___ Data listing

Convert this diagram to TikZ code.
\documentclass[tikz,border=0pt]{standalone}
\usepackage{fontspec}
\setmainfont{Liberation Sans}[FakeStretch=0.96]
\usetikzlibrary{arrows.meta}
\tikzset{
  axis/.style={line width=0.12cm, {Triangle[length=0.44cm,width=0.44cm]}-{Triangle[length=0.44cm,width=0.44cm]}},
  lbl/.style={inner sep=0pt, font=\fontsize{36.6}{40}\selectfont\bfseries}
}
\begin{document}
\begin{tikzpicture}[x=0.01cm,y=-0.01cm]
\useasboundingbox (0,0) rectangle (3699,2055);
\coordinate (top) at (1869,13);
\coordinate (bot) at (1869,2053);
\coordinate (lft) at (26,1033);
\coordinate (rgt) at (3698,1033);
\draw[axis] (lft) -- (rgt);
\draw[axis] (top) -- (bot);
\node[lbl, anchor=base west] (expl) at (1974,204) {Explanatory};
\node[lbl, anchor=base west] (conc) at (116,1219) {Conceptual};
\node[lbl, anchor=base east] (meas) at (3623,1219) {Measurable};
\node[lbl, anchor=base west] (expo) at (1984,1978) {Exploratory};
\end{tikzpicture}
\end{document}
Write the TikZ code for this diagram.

______

▸ **Set task**
Using the listing above, reproduce each line without omission.

▸ **Written answer**
Convert this diagram to TikZ code.
\documentclass[tikz,border=0pt]{standalone}
\usepackage{fontspec}
\setmainfont{Liberation Sans}[FakeStretch=0.96]
\usetikzlibrary{arrows.meta}
\tikzset{
  axis/.style={line width=0.12cm, {Triangle[length=0.44cm,width=0.44cm]}-{Triangle[length=0.44cm,width=0.44cm]}},
  lbl/.style={inner sep=0pt, font=\fontsize{36.6}{40}\selectfont\bfseries}
}
\begin{document}
\begin{tikzpicture}[x=0.01cm,y=-0.01cm]
\useasboundingbox (0,0) rectangle (3699,2055);
\coordinate (top) at (1869,13);
\coordinate (bot) at (1869,2053);
\coordinate (lft) at (26,1033);
\coordinate (rgt) at (3698,1033);
\draw[axis] (lft) -- (rgt);
\draw[axis] (top) -- (bot);
\node[lbl, anchor=base west] (expl) at (1974,204) {Explanatory};
\node[lbl, anchor=base west] (conc) at (116,1219) {Conceptual};
\node[lbl, anchor=base east] (meas) at (3623,1219) {Measurable};
\node[lbl, anchor=base west] (expo) at (1984,1978) {Exploratory};
\end{tikzpicture}
\end{document}
Write the TikZ code for this diagram.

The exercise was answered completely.